#### [Your goal]
Output the material word for word. Leave each picture out.

#### [Data block]

- - -

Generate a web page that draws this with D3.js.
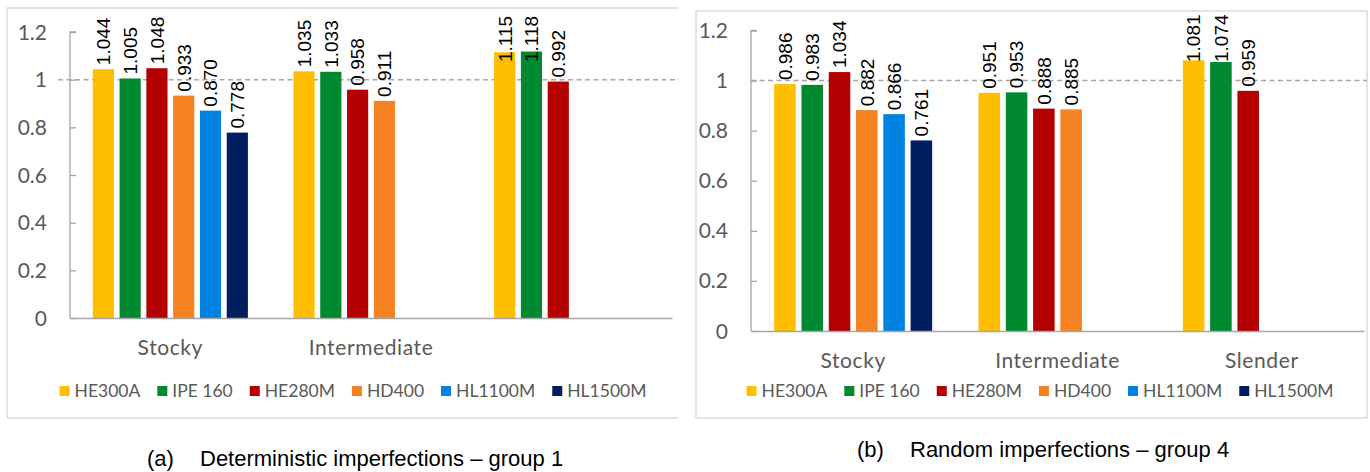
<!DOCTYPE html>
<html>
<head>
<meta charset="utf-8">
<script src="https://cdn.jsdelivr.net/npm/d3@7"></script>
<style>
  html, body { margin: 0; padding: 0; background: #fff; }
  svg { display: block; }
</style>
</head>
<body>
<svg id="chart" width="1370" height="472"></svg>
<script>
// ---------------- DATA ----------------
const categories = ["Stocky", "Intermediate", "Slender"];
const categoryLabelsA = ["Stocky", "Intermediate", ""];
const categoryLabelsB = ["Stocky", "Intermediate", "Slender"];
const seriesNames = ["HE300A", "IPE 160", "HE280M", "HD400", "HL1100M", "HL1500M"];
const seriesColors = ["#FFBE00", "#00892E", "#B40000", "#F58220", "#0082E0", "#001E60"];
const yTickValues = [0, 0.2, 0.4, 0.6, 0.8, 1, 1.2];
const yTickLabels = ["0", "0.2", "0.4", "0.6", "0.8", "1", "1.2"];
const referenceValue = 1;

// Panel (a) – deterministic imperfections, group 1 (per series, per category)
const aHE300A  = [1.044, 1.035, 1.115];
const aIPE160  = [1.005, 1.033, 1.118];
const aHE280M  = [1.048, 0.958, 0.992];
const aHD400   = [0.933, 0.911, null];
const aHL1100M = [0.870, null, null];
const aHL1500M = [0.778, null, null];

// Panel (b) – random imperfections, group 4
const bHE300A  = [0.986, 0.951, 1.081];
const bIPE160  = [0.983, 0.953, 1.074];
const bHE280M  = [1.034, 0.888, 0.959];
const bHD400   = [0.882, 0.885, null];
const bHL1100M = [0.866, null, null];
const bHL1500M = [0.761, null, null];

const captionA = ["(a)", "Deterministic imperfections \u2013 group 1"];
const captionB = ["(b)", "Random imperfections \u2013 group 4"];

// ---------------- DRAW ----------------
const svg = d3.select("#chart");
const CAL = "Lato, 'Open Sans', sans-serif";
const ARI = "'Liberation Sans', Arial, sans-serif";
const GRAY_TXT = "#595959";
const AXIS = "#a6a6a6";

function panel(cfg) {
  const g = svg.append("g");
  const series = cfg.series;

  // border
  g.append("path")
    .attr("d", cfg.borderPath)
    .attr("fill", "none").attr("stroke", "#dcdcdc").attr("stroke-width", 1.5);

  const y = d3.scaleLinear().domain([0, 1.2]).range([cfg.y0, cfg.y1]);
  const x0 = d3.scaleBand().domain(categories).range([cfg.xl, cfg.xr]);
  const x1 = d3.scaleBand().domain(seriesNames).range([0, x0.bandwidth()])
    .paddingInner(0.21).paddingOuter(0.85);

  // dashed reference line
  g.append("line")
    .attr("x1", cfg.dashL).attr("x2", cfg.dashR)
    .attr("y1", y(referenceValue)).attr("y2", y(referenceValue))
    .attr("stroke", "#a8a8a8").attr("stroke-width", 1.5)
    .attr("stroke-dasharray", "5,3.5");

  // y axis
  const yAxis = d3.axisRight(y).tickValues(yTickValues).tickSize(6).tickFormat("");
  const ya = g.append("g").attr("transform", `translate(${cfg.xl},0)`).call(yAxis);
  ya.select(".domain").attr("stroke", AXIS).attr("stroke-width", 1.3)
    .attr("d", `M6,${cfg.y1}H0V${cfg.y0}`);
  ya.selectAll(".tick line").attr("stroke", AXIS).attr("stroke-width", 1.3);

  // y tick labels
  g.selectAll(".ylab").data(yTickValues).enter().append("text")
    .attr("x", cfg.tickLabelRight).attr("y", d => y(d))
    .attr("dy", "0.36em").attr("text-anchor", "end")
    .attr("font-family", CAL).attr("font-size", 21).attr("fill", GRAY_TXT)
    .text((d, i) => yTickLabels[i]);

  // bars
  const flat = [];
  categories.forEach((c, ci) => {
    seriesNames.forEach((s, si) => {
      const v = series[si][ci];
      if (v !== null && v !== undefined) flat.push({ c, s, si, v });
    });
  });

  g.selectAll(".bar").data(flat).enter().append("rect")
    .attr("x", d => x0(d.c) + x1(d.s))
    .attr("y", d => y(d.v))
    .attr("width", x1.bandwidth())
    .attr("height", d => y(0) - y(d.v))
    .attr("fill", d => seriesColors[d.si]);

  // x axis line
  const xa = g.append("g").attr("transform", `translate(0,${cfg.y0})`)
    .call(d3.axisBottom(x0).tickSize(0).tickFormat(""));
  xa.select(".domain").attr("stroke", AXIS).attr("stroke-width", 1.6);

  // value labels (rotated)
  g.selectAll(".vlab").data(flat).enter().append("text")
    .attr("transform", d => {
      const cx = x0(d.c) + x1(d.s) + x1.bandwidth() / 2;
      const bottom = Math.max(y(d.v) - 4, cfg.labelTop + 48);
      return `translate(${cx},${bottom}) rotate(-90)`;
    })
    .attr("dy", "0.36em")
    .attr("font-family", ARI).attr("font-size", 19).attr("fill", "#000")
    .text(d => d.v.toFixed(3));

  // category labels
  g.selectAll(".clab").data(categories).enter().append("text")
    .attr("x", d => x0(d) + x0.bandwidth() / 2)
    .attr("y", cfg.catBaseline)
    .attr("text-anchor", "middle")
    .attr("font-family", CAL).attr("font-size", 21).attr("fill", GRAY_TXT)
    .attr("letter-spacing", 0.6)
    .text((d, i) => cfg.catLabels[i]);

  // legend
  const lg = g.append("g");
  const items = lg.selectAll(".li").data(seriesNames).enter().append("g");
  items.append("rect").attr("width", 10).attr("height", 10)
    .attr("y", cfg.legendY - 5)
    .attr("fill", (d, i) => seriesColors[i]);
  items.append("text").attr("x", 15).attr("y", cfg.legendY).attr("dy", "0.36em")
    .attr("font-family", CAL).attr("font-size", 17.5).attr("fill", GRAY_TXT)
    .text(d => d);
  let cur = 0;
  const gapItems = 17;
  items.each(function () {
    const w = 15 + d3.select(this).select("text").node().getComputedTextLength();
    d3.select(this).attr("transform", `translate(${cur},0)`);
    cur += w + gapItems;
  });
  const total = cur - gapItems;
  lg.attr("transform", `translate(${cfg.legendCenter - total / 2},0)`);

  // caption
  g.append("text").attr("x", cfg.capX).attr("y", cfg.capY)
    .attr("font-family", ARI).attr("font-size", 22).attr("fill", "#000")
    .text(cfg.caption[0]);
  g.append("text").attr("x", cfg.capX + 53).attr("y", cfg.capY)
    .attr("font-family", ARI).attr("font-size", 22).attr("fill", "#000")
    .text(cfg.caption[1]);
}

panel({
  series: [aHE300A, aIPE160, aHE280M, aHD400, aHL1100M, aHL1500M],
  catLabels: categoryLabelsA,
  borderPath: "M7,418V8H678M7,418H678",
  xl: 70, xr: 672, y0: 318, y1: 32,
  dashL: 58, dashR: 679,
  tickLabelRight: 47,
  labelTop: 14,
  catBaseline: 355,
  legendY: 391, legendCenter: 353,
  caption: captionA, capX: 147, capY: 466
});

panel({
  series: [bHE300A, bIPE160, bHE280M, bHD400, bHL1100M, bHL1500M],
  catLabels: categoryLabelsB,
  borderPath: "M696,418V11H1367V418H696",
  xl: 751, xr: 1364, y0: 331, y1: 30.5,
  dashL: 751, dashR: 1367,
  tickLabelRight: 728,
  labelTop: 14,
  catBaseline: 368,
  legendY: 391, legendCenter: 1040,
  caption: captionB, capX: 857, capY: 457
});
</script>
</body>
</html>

- - -

#### [Expected answer]
Generate a web page that draws this with D3.js.
<!DOCTYPE html>
<html>
<head>
<meta charset="utf-8">
<script src="https://cdn.jsdelivr.net/npm/d3@7"></script>
<style>
  html, body { margin: 0; padding: 0; background: #fff; }
  svg { display: block; }
</style>
</head>
<body>
<svg id="chart" width="1370" height="472"></svg>
<script>
// ---------------- DATA ----------------
const categories = ["Stocky", "Intermediate", "Slender"];
const categoryLabelsA = ["Stocky", "Intermediate", ""];
const categoryLabelsB = ["Stocky", "Intermediate", "Slender"];
const seriesNames = ["HE300A", "IPE 160", "HE280M", "HD400", "HL1100M", "HL1500M"];
const seriesColors = ["#FFBE00", "#00892E", "#B40000", "#F58220", "#0082E0", "#001E60"];
const yTickValues = [0, 0.2, 0.4, 0.6, 0.8, 1, 1.2];
const yTickLabels = ["0", "0.2", "0.4", "0.6", "0.8", "1", "1.2"];
const referenceValue = 1;

// Panel (a) – deterministic imperfections, group 1 (per series, per category)
const aHE300A  = [1.044, 1.035, 1.115];
const aIPE160  = [1.005, 1.033, 1.118];
const aHE280M  = [1.048, 0.958, 0.992];
const aHD400   = [0.933, 0.911, null];
const aHL1100M = [0.870, null, null];
const aHL1500M = [0.778, null, null];

// Panel (b) – random imperfections, group 4
const bHE300A  = [0.986, 0.951, 1.081];
const bIPE160  = [0.983, 0.953, 1.074];
const bHE280M  = [1.034, 0.888, 0.959];
const bHD400   = [0.882, 0.885, null];
const bHL1100M = [0.866, null, null];
const bHL1500M = [0.761, null, null];

const captionA = ["(a)", "Deterministic imperfections \u2013 group 1"];
const captionB = ["(b)", "Random imperfections \u2013 group 4"];

// ---------------- DRAW ----------------
const svg = d3.select("#chart");
const CAL = "Lato, 'Open Sans', sans-serif";
const ARI = "'Liberation Sans', Arial, sans-serif";
const GRAY_TXT = "#595959";
const AXIS = "#a6a6a6";

function panel(cfg) {
  const g = svg.append("g");
  const series = cfg.series;

  // border
  g.append("path")
    .attr("d", cfg.borderPath)
    .attr("fill", "none").attr("stroke", "#dcdcdc").attr("stroke-width", 1.5);

  const y = d3.scaleLinear().domain([0, 1.2]).range([cfg.y0, cfg.y1]);
  const x0 = d3.scaleBand().domain(categories).range([cfg.xl, cfg.xr]);
  const x1 = d3.scaleBand().domain(seriesNames).range([0, x0.bandwidth()])
    .paddingInner(0.21).paddingOuter(0.85);

  // dashed reference line
  g.append("line")
    .attr("x1", cfg.dashL).attr("x2", cfg.dashR)
    .attr("y1", y(referenceValue)).attr("y2", y(referenceValue))
    .attr("stroke", "#a8a8a8").attr("stroke-width", 1.5)
    .attr("stroke-dasharray", "5,3.5");

  // y axis
  const yAxis = d3.axisRight(y).tickValues(yTickValues).tickSize(6).tickFormat("");
  const ya = g.append("g").attr("transform", `translate(${cfg.xl},0)`).call(yAxis);
  ya.select(".domain").attr("stroke", AXIS).attr("stroke-width", 1.3)
    .attr("d", `M6,${cfg.y1}H0V${cfg.y0}`);
  ya.selectAll(".tick line").attr("stroke", AXIS).attr("stroke-width", 1.3);

  // y tick labels
  g.selectAll(".ylab").data(yTickValues).enter().append("text")
    .attr("x", cfg.tickLabelRight).attr("y", d => y(d))
    .attr("dy", "0.36em").attr("text-anchor", "end")
    .attr("font-family", CAL).attr("font-size", 21).attr("fill", GRAY_TXT)
    .text((d, i) => yTickLabels[i]);

  // bars
  const flat = [];
  categories.forEach((c, ci) => {
    seriesNames.forEach((s, si) => {
      const v = series[si][ci];
      if (v !== null && v !== undefined) flat.push({ c, s, si, v });
    });
  });

  g.selectAll(".bar").data(flat).enter().append("rect")
    .attr("x", d => x0(d.c) + x1(d.s))
    .attr("y", d => y(d.v))
    .attr("width", x1.bandwidth())
    .attr("height", d => y(0) - y(d.v))
    .attr("fill", d => seriesColors[d.si]);

  // x axis line
  const xa = g.append("g").attr("transform", `translate(0,${cfg.y0})`)
    .call(d3.axisBottom(x0).tickSize(0).tickFormat(""));
  xa.select(".domain").attr("stroke", AXIS).attr("stroke-width", 1.6);

  // value labels (rotated)
  g.selectAll(".vlab").data(flat).enter().append("text")
    .attr("transform", d => {
      const cx = x0(d.c) + x1(d.s) + x1.bandwidth() / 2;
      const bottom = Math.max(y(d.v) - 4, cfg.labelTop + 48);
      return `translate(${cx},${bottom}) rotate(-90)`;
    })
    .attr("dy", "0.36em")
    .attr("font-family", ARI).attr("font-size", 19).attr("fill", "#000")
    .text(d => d.v.toFixed(3));

  // category labels
  g.selectAll(".clab").data(categories).enter().append("text")
    .attr("x", d => x0(d) + x0.bandwidth() / 2)
    .attr("y", cfg.catBaseline)
    .attr("text-anchor", "middle")
    .attr("font-family", CAL).attr("font-size", 21).attr("fill", GRAY_TXT)
    .attr("letter-spacing", 0.6)
    .text((d, i) => cfg.catLabels[i]);

  // legend
  const lg = g.append("g");
  const items = lg.selectAll(".li").data(seriesNames).enter().append("g");
  items.append("rect").attr("width", 10).attr("height", 10)
    .attr("y", cfg.legendY - 5)
    .attr("fill", (d, i) => seriesColors[i]);
  items.append("text").attr("x", 15).attr("y", cfg.legendY).attr("dy", "0.36em")
    .attr("font-family", CAL).attr("font-size", 17.5).attr("fill", GRAY_TXT)
    .text(d => d);
  let cur = 0;
  const gapItems = 17;
  items.each(function () {
    const w = 15 + d3.select(this).select("text").node().getComputedTextLength();
    d3.select(this).attr("transform", `translate(${cur},0)`);
    cur += w + gapItems;
  });
  const total = cur - gapItems;
  lg.attr("transform", `translate(${cfg.legendCenter - total / 2},0)`);

  // caption
  g.append("text").attr("x", cfg.capX).attr("y", cfg.capY)
    .attr("font-family", ARI).attr("font-size", 22).attr("fill", "#000")
    .text(cfg.caption[0]);
  g.append("text").attr("x", cfg.capX + 53).attr("y", cfg.capY)
    .attr("font-family", ARI).attr("font-size", 22).attr("fill", "#000")
    .text(cfg.caption[1]);
}

panel({
  series: [aHE300A, aIPE160, aHE280M, aHD400, aHL1100M, aHL1500M],
  catLabels: categoryLabelsA,
  borderPath: "M7,418V8H678M7,418H678",
  xl: 70, xr: 672, y0: 318, y1: 32,
  dashL: 58, dashR: 679,
  tickLabelRight: 47,
  labelTop: 14,
  catBaseline: 355,
  legendY: 391, legendCenter: 353,
  caption: captionA, capX: 147, capY: 466
});

panel({
  series: [bHE300A, bIPE160, bHE280M, bHD400, bHL1100M, bHL1500M],
  catLabels: categoryLabelsB,
  borderPath: "M696,418V11H1367V418H696",
  xl: 751, xr: 1364, y0: 331, y1: 30.5,
  dashL: 751, dashR: 1367,
  tickLabelRight: 728,
  labelTop: 14,
  catBaseline: 368,
  legendY: 391, legendCenter: 1040,
  caption: captionB, capX: 857, capY: 457
});
</script>
</body>
</html>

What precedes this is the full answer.